Health insurance coverage in Sweden is universal, and both permanent residents and locals are eligible to use the public healthcare system. Patients can generally choose where to receive medical treatment and aren’t bound to any particular doctor, hospital or clinic. This includes private facilities that offer publicly funded services.
Sweden’s healthcare system operates on a decentralised basis, with responsibilities being divided up between national, regional and local government bodies. Most healthcare funding comes from regional taxes, so the availability of certain services can differ between county councils based on how much tax the council receives.
Not all medical professionals at public hospitals will be able to speak English, but non-Swedish-speaking patients have the right to be provided with an interpreter by law. Depending on the language requirements, the interpreter may assist with translation on site or via phone or video call.
Urgent cases are given priority in public hospitals, so it can take some time for non-urgent cases to be seen to.
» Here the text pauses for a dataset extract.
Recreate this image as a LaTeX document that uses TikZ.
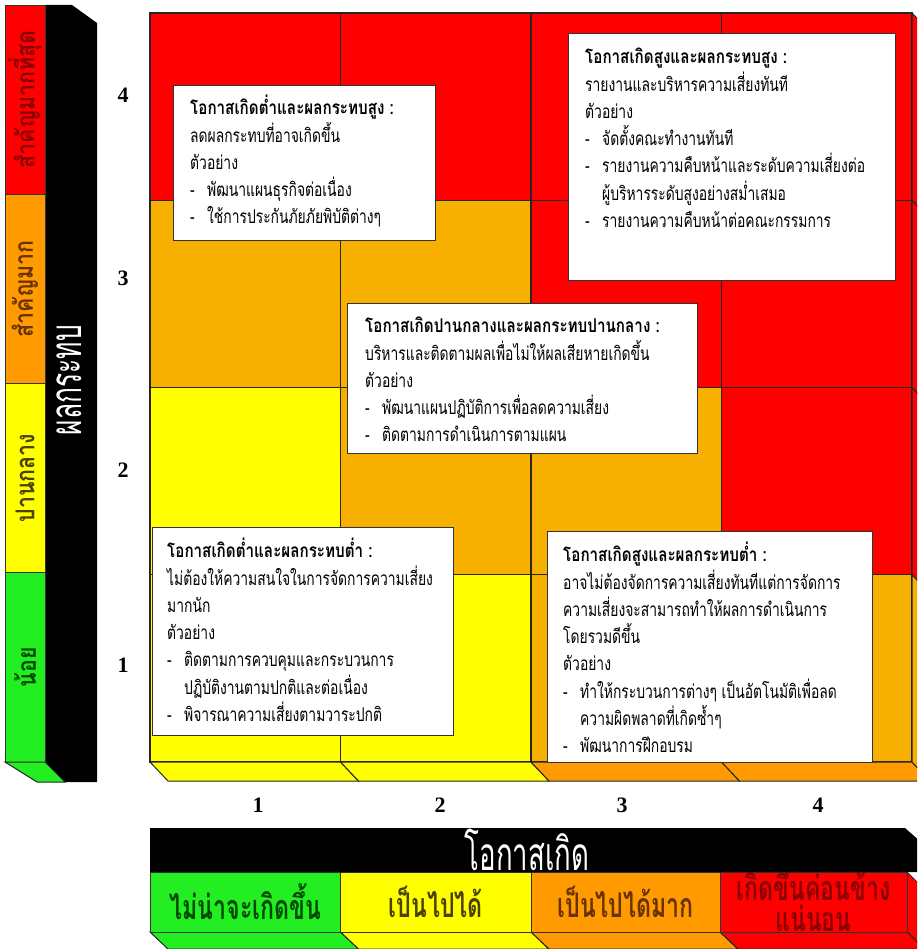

There are government policies in place that aim to reduce waiting times and impose limits on how long non-emergency patients can be made to wait for appointments or treatments. While the wait for an appointment at a healthcare centre for non-urgent cases cannot be more than seven days, the wait to see a specialist can be up to three months.
The price of medical care is set by local authorities, so all facilities within the same county council charge the same prices. These are generally low thanks to government subsidies. There is a strict limit on how much a patient can contribute towards healthcare each year, and once this amount is reached, the cost of healthcare for the remainder of the year is covered by the government.